* [Problem to solve] Look below for the line containing "Rebuild this diagram"; from there through the line containing "(0,0) rectangle (6.09,-7.784);", both lines included, please set down each line exactly and nothing else.

### Available records

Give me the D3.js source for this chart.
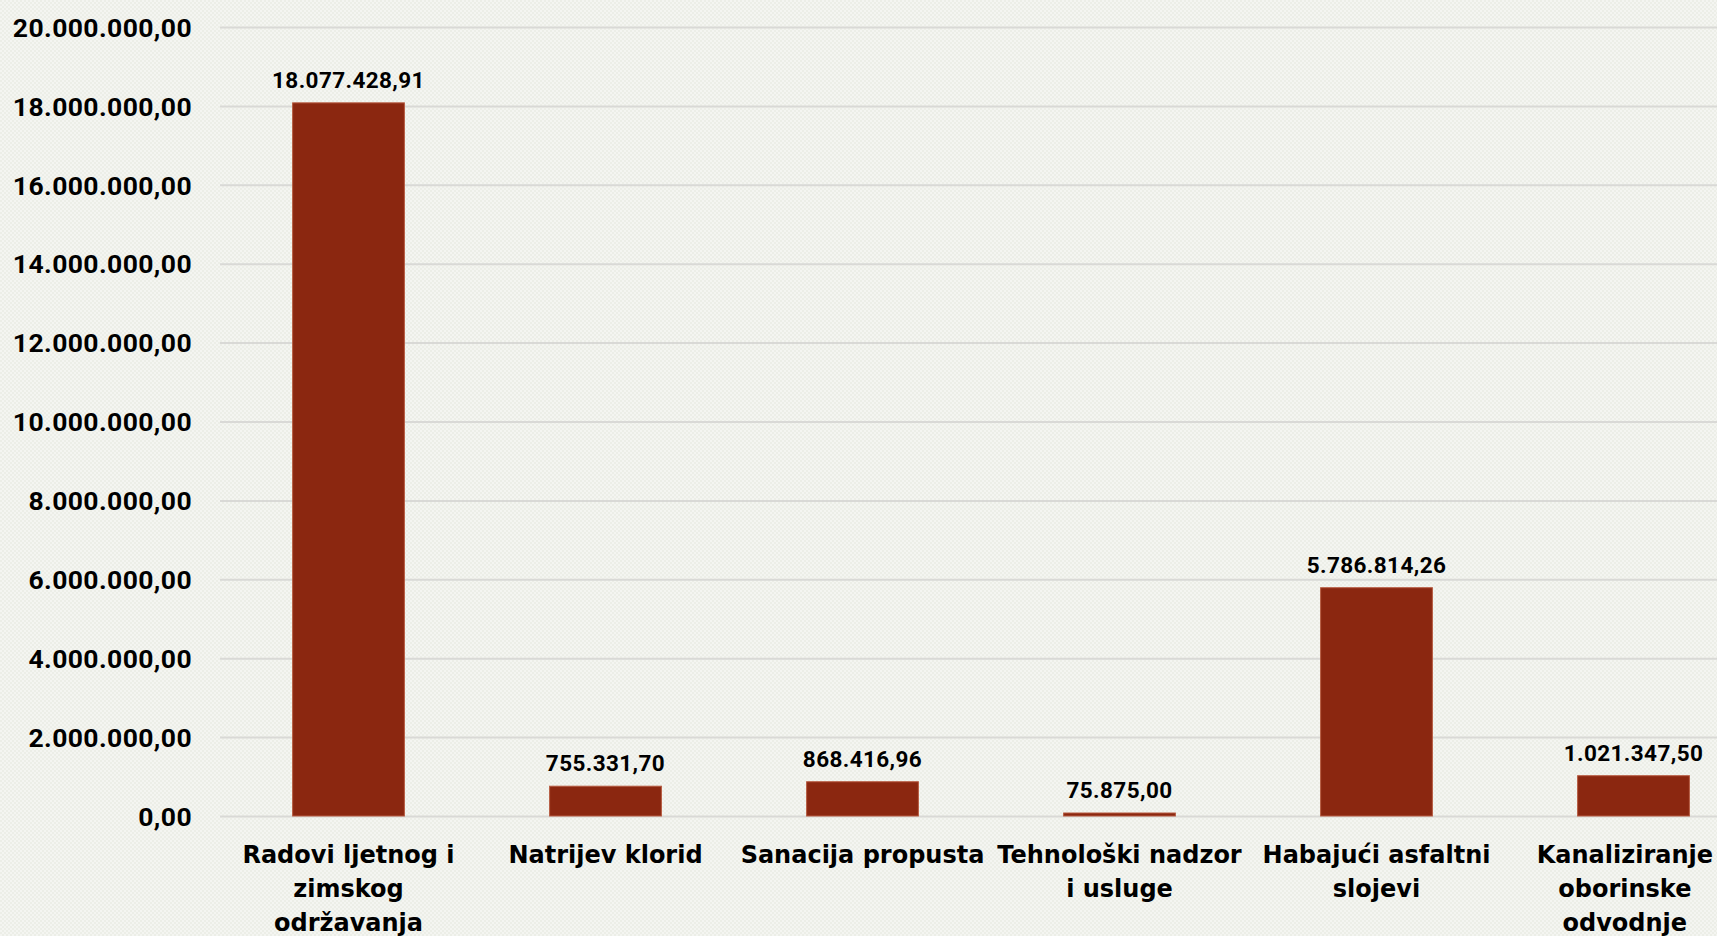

######
### Available records

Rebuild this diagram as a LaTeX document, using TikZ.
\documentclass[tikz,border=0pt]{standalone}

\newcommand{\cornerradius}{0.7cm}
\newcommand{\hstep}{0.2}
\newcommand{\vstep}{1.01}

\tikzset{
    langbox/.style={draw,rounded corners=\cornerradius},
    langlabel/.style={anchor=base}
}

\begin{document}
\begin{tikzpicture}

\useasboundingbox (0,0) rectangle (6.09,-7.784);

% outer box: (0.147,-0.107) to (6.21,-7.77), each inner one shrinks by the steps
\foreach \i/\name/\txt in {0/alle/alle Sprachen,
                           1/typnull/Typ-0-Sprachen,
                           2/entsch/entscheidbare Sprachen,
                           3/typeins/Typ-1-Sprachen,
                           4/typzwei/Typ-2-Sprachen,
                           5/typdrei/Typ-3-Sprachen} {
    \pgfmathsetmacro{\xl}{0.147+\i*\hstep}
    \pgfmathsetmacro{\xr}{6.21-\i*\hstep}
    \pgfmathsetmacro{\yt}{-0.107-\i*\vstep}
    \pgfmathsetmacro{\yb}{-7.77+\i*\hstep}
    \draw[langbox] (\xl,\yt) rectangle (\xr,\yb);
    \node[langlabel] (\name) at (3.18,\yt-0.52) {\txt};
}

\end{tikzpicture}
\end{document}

######

* [Full solution]
Rebuild this diagram as a LaTeX document, using TikZ.
\documentclass[tikz,border=0pt]{standalone}

\newcommand{\cornerradius}{0.7cm}
\newcommand{\hstep}{0.2}
\newcommand{\vstep}{1.01}

\tikzset{
    langbox/.style={draw,rounded corners=\cornerradius},
    langlabel/.style={anchor=base}
}

\begin{document}
\begin{tikzpicture}

\useasboundingbox (0,0) rectangle (6.09,-7.784);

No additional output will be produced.